Gerade in der Stadt, wo Natur oft rar erscheint, ist das bewusste Erleben umso wertvoller. Viele Menschen berichten, dass sie nach einem Waldbad klarer denken, emotional stabiler und körperlich entspannter sind – selbst wenn das Waldbad „nur“ im Stadtpark stattfand.

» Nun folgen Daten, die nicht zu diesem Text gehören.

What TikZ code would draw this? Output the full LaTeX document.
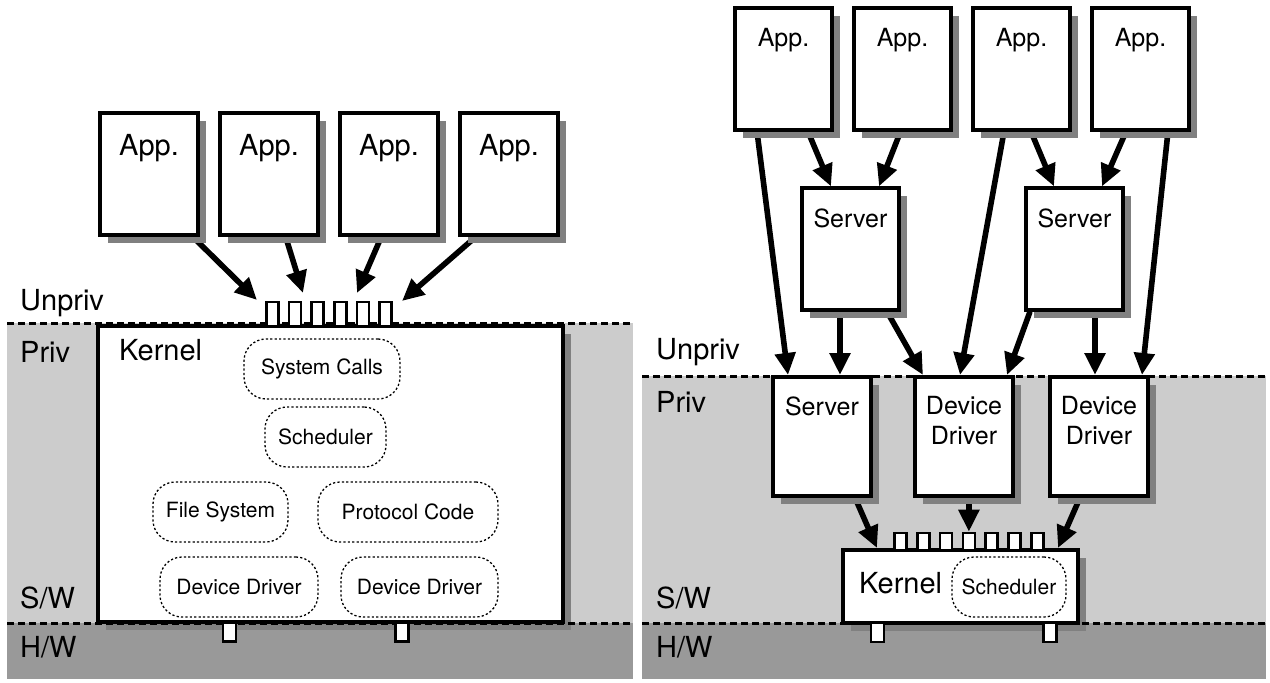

Wissenschaftlich bewiesen – die Effekte von Shinrin Yoku

Studien aus Japan, Südkore und den USA zeigen erstaunliche Resultate:

  • Der Cortisolspiegel – also das Stresshormon – sinkt spürbar nach einem Aufenthalt im Wald.
  • Der Parasympathikus (der „Ruhe-Nerv“) wird aktiviert.
  • Kreativität und Konzentration steigen.
  • Depressionen und Ängste können gelindert werden.
  • Sogar die Anzahl der sogenannten „Killerzellen“ im Immunsystem steigt nach einem längeren Aufenthalt im Wald.

Und das Beste: Bereits zwei Stunden pro Woche reichen aus, um diese Effekte zu spüren. Diese Zeit lässt sich problemlos in einen städtischen Alltag integrieren.

Urban Gardening, Pocket Parks & grüne Zukunft

Übrigens: Immer mehr Städte erkennen die Bedeutung von „grüner Infrastruktur“ für die mentale Gesundheit ihrer Bewohner:innen. Konzepte wie Urban Gardening, Grüne Dächer, Pocket Parks oder essbare Städte setzen genau dort an, wo Shinrin Yoku wirkt – bei der Rückverbindung des Menschen mit der Natur.

Du musst also nicht aufs Land ziehen, um mit dem Wald zu baden. Vielleicht wächst er längst vor deiner Haustür – in der Baumreihe entlang deiner Straße, im Innenhof deines Blocks oder auf dem Dach deines Supermarkts.